Jakarta kembali menjadi sorotan dunia internasional. Kali ini bukan karena suatu prestasi luar biasa yang berhasil diukir, melainkan karena Jakarta menduduki peringkat pertama kota paling berpolusi di Dunia. Seharusnya, hal ini menjadi fakta yang paling menakutkan bagi penduduk DKI Jakarta.
Adanya teknologi, membantu masyarakat awam mudah dalam memperhatikan kadar polusi di Jakarta. Melalui google search engine, masyarakat tinggal memasukan kata kunci air quality beserta daerah tempat mereka tinggal, maka akan ditemukan kualitas dari udara tersebut dalam ukuran main pollutang : PM 2.5. Faktanya, Jakarta selalu masuk di dalam kategori unhealthy (Tidak Sehat). Selain dari pada penggunaan aplikasi/teknologi tersebut, polusi jakarta dapat tampak oleh mata. Pada siang hari, Jakarta seakan terlihat seperti kota berkabut tanpa langit biru.
Kondisi Jakarta sebagai kota berpolusi tinggi, dapat dianalogikan secara lugas seperti seorang yang bukan perokok dipaksa untuk terus merokok.

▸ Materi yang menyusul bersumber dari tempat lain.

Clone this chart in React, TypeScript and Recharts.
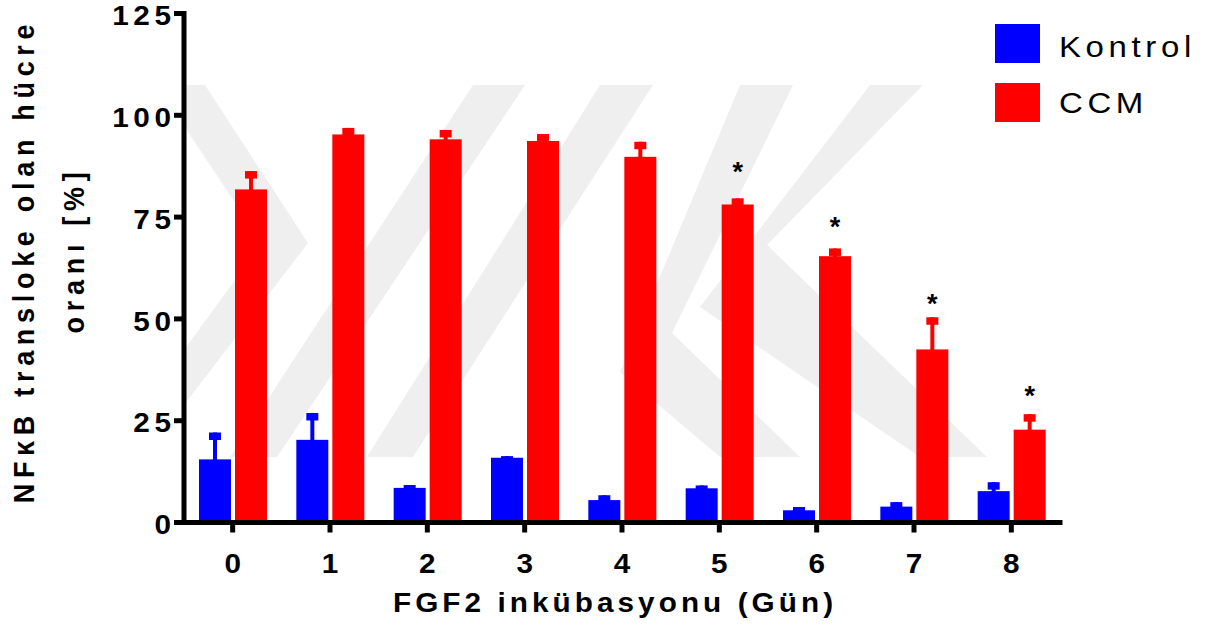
import React from 'react';
import { BarChart, Bar, XAxis, YAxis, LabelList, Customized } from 'recharts';

// ---- data ----
const days = ['0', '1', '2', '3', '4', '5', '6', '7', '8'];
const kontrolMean = [15.5, 20.3, 8.5, 15.9, 5.5, 8.4, 3.0, 3.9, 7.7];
const kontrolErr = [6.6, 6.6, 0.7, 0.4, 1.2, 0.7, 0.8, 1.1, 2.2];
const ccmMean = [81.8, 95.3, 94.1, 93.7, 89.8, 78.1, 65.4, 42.5, 22.8];
const ccmErr = [4.5, 1.6, 2.3, 1.7, 3.7, 1.5, 1.9, 7.9, 3.8];
const ccmStarAt: (number | null)[] = [null, null, null, null, null, 87.5, 73.8, 55.1, 32.5];
const yTicks = [0, 25, 50, 75, 100, 125];
const seriesNames = ['Kontrol', 'CCM'];
const seriesColors = ['#0000ff', '#ff0000'];
const xTitle = 'FGF2 inkübasyonu (Gün)';
const yTitle1 = 'NFκB transloke olan hücre';
const yTitle2 = 'oranı [%]';

const data = days.map((d, i) => ({
  day: d,
  kontrol: kontrolMean[i],
  kontrolErr: kontrolErr[i],
  ccm: ccmMean[i],
  ccmErr: ccmErr[i],
  star: ccmStarAt[i],
}));

const FONT = '"Liberation Sans", Arial, Helvetica, sans-serif';
const SX = 1.1;

const STxt = ({ x, y, anchor = 'start', size = 27, weight = 'bold', ls = 4.2, children }: any) => {
  let dx = 0;
  if (anchor === 'end') dx = ls;
  if (anchor === 'middle') dx = ls / 2;
  return (
    <text
      transform={`translate(${x},${y}) scale(${SX},1)`}
      x={dx}
      y={0}
      textAnchor={anchor}
      fontFamily={FONT}
      fontSize={size}
      fontWeight={weight}
      letterSpacing={ls}
      fill="#000"
    >
      {children}
    </text>
  );
};

const makeShape = (valKey: string, errKey: string, color: string) => (props: any) => {
  const { x, y, width, height, payload } = props;
  const v = payload[valKey];
  const e = payload[errKey];
  const ppu = v ? height / v : 0;
  const capY = y - e * ppu;
  const cx = x + width / 2;
  return (
    <g>
      <rect x={x} y={y} width={width} height={height} fill={color} />
      <rect x={cx - 2} y={capY} width={4} height={y - capY + 1} fill={color} />
      <rect x={cx - 6} y={capY} width={12} height={7.5} fill={color} />
    </g>
  );
};

const StarLabel = (props: any) => {
  const { x, y, width, height, index } = props;
  const row = data[index];
  if (row.star == null) return null;
  const ppu = height / row.ccm;
  const base = y + height;
  const sy = base - row.star * ppu;
  return (
    <text
      x={x + width / 2}
      y={sy + 14.5}
      textAnchor="middle"
      fontFamily={FONT}
      fontSize={27}
      fontWeight="bold"
      fill="#000"
    >
      *
    </text>
  );
};

const YTick = (props: any) => {
  const { x, y, payload } = props;
  return (
    <STxt x={x} y={y + 11.7} anchor="end" ls={4.2}>
      {String(payload.value)}
    </STxt>
  );
};

const XTick = (props: any) => {
  const { x, y, payload } = props;
  return (
    <STxt x={x} y={y + 40.5} anchor="middle" ls={0}>
      {String(payload.value)}
    </STxt>
  );
};

const Decor = () => (
  <g>
    {/* y-axis title */}
    <text
      transform={`translate(33.5,261) scale(${SX},1) rotate(-90)`}
      textAnchor="middle"
      fontFamily={FONT}
      fontSize={27}
      fontWeight="bold"
      letterSpacing={5.7}
      fill="#000"
    >
      {yTitle1}
    </text>
    <text
      transform={`translate(83.5,250) scale(${SX},1) rotate(-90)`}
      textAnchor="middle"
      fontFamily={FONT}
      fontSize={27}
      fontWeight="bold"
      letterSpacing={5.7}
      fill="#000"
    >
      {yTitle2}
    </text>
    {/* x-axis title */}
    <STxt x={613} y={612} anchor="middle" ls={3.7}>
      {xTitle}
    </STxt>
    {/* legend */}
    {seriesNames.map((n, i) => (
      <g key={n}>
        <rect x={995} y={24 + i * 59} width={45} height={39} fill={seriesColors[i]} />
        <STxt x={1059} y={57 + i * 56} size={30} weight="normal" ls={4.2}>
          {n}
        </STxt>
      </g>
    ))}
  </g>
);

const WM = '#efefef';
const watermark: string[] = [
  '184,85 205,85 308,243 184,405 184,350 262,243 184,126',
  '473,85 525,85 277,457 230,457',
  '600,85 653,85 413,457 367,457',
  '740,85 793,85 672,333 800,457 720,457 620,372',
  '870,85 923,85 767,245 987,457 920,457 700,307',
];

export default function App() {
  return (
    <div style={{ position: 'absolute', left: 0, top: 0, width: 1212, height: 636, background: '#fff' }}>
      <svg width={1212} height={636} style={{ position: 'absolute', left: 0, top: 0 }}>
        {watermark.map((p, i) => (
          <polygon key={i} points={p} fill={WM} />
        ))}
      </svg>
      <div style={{ position: 'absolute', left: 0, top: 0 }}>
        <BarChart
          width={1212}
          height={636}
          data={data}
          margin={{ top: 13.5, right: 152, bottom: 53.5, left: 0 }}
          barSize={32}
          barGap={4}
        >
          <XAxis
            dataKey="day"
            height={60}
            interval={0}
            tickSize={10}
            tickMargin={0}
            axisLine={{ stroke: '#000', strokeWidth: 5, strokeLinecap: 'square' }}
            tickLine={{ stroke: '#000', strokeWidth: 5 }}
            tick={<XTick />}
          />
          <YAxis
            width={184}
            domain={[0, 125]}
            ticks={yTicks}
            interval={0}
            tickSize={10}
            tickMargin={3}
            axisLine={{ stroke: '#000', strokeWidth: 5, strokeLinecap: 'square' }}
            tickLine={{ stroke: '#000', strokeWidth: 5 }}
            tick={<YTick />}
          />
          <Bar
            dataKey="kontrol"
            name={seriesNames[0]}
            fill={seriesColors[0]}
            isAnimationActive={false}
            shape={makeShape('kontrol', 'kontrolErr', seriesColors[0])}
          />
          <Bar
            dataKey="ccm"
            name={seriesNames[1]}
            fill={seriesColors[1]}
            isAnimationActive={false}
            shape={makeShape('ccm', 'ccmErr', seriesColors[1])}
          >
            <LabelList dataKey="ccm" content={<StarLabel />} />
          </Bar>
          <Customized component={<Decor />} />
        </BarChart>
      </div>
    </div>
  );
}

Sudah menjadi pengetahuan umum bahwa rokok tidak pernah memiliki dampak dalam jangka waktu singkat, tetapi dapat dipastikan bahwa berdampak mematikan. Kota berpolutan menggambarkan kualitas hidup dari masyarakatnya di masa depan. Bayangkan anak-anak kita yang sejak kecil, tumbuh berkembang di kota yang berpolusi tinggi, sudah dapat dikalkulasi akibatnya pada 20-30 tahun mendatang.
Beberapa pemberitaan media masa sudah menggambarkan akibat tingginya polusi di Ibu Kota Indonesia ini. Faktanya sejak meningkatnya polusi di jakarta, jumlah pengidab penyakit terkait pernafasan meningkat drastis. Bahkan di dalam satu pemberitaan dikatakant bahwa 58% warga Jakarta mengidab penyakit akibat polusi udara. Hanya saja, fenomena ini bagaikan fenomena gunung es. Di mana masih terdapat kemungkinan bahwa masih banyak warga jakarta yang tidak sadar kualitas kesehatannya menurun akibat polusi udara dan tidak pernah melakukan pemeriksaan kesehatan secara khusus.

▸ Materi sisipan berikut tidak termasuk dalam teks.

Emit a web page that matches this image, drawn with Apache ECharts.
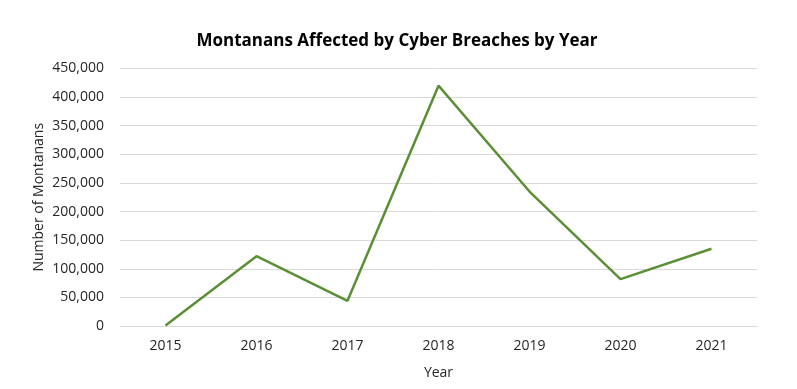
<!DOCTYPE html>
<html><head><meta charset="utf-8">
<script src="https://cdn.jsdelivr.net/npm/echarts@6/dist/echarts.min.js"></script>
<style>html,body{margin:0;padding:0;background:#fff}#c{width:797px;height:389px}</style>
</head><body><div id="c"></div>
<script>
const years = ['2015','2016','2017','2018','2019','2020','2021'];
const affected = [1000, 122000, 44000, 420000, 235000, 82000, 135000];
const yTicks = [0, 50000, 100000, 150000, 200000, 250000, 300000, 350000, 400000, 450000];

const chart = echarts.init(document.getElementById('c'), null, {renderer:'canvas'});
const font = '"Open Sans", "Noto Sans", sans-serif';
chart.setOption({
  animation:false,
  title:{text:'Montanans Affected by Cyber Breaches by Year', left:392, textAlign:'center', top:28,
    textStyle:{fontFamily:font, fontSize:17, fontWeight:'bold', color:'#000'}},
  grid:{left:120, right:40, top:68.5, bottom:63},
  xAxis:{type:'category', data:years, boundaryGap:true,
    name:'Year', nameLocation:'middle', nameGap:40, nameMoveOverlap:false,
    nameTextStyle:{fontFamily:font, fontSize:14, color:'#262626'},
    axisLine:{show:true, lineStyle:{color:'#d9d9d9', width:1}},
    axisTick:{show:false},
    axisLabel:{fontFamily:font, fontSize:14, color:'#262626', margin:13}},
  yAxis:{type:'value', min:yTicks[0], max:yTicks[yTicks.length-1], interval:50000,
    name:'Number of Montanans', nameLocation:'middle', nameGap:74, nameMoveOverlap:false,
    nameTextStyle:{fontFamily:font, fontSize:14, color:'#262626'},
    axisLine:{show:false}, axisTick:{show:false},
    splitLine:{lineStyle:{color:'#d9d9d9', width:1}},
    axisLabel:{fontFamily:font, fontSize:14, color:'#262626', margin:16,
      formatter:v=>v.toLocaleString('en-US')}},
  series:[{type:'line', data:affected, symbol:'none',
    lineStyle:{color:'#5b8f35', width:2.5}}]
});
</script></body></html>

Tingginya polusi di Jakarta sudah seharusnya menjadi perhatian dari Pemerintah Provinsi. Masih disayangkan, kondisinya saat ini masih terjadi lempar melempar kesalahan akibat polusi tersebut. Meskipun andil terbesar dapat dilakukan oleh Pemprov, tetapi Pemprov sampai saat ini belum menunjukan aktifitas yang kongkrit terkait dengan penekanan polusi udara di Jakarta. Misalnya, apabila uji KIR dilakukan dengan benar maka banyak Metromini ataupun kendaraan umum lainnya akan berhenti beroperasi di jalan raya. Secara nyata, warga jakarta tidak membutuhkan alat untuk melakukan uji emisi kepada Metromini tua yang masih banyak terdapat di jalanan Ibu Kota. Asap hitam nan tebal bahkan dapat mengganggu pandangan jalan, banyak keluar dari kendaraan-kendaraan umum tersebut. Artinya, bagaimana peran Pemprov yang menjadi penanggung jawab utama terhadap kepentingan umum, masih dipertanyakan.
Selain pengaturan dan pengawasan terkait dengan kendaraan umum, Pemprov juga dapat berperan besar terkait dengan pengawasan pemeliharan terkait dengan lahan hijau. Sudah selayaknya, suatu lahan hijau di kota harus mencapai 30% dari pada lahan yang dipergunakan untuk bangunan. Nyatanya, keberadaan lahan hijau di jakarta hanya 9,9%. Di mana lahan hijau yang terdapat di jakarta juga masih minim pohon ataupun tanaman yang dapat menyerap tingginya CO2.
Sebagai warga jakarta yang tidak bisa berharap banyak terhadap pergerakan Pemerintahan Daerah yang terfokus pada hal-hal yang unik pada saat ini. Saya hanya berpikir untuk mengajak warga masyarakat jakarta yang lain, yang peduli terhadap nasib kesehatan dari keturunan ataupun orang-orang terkasih di sekitar kita. Dengan memperhatikan dan merawat kendaraan yang kita pergunakan dengan sebaik-baiknya. Meskipun artinya kita tidak dapat merubah banyak terhadap polusi jakarta, tetapi paling tidak, kita tidak memperparah kondisi yang memang sudah parah.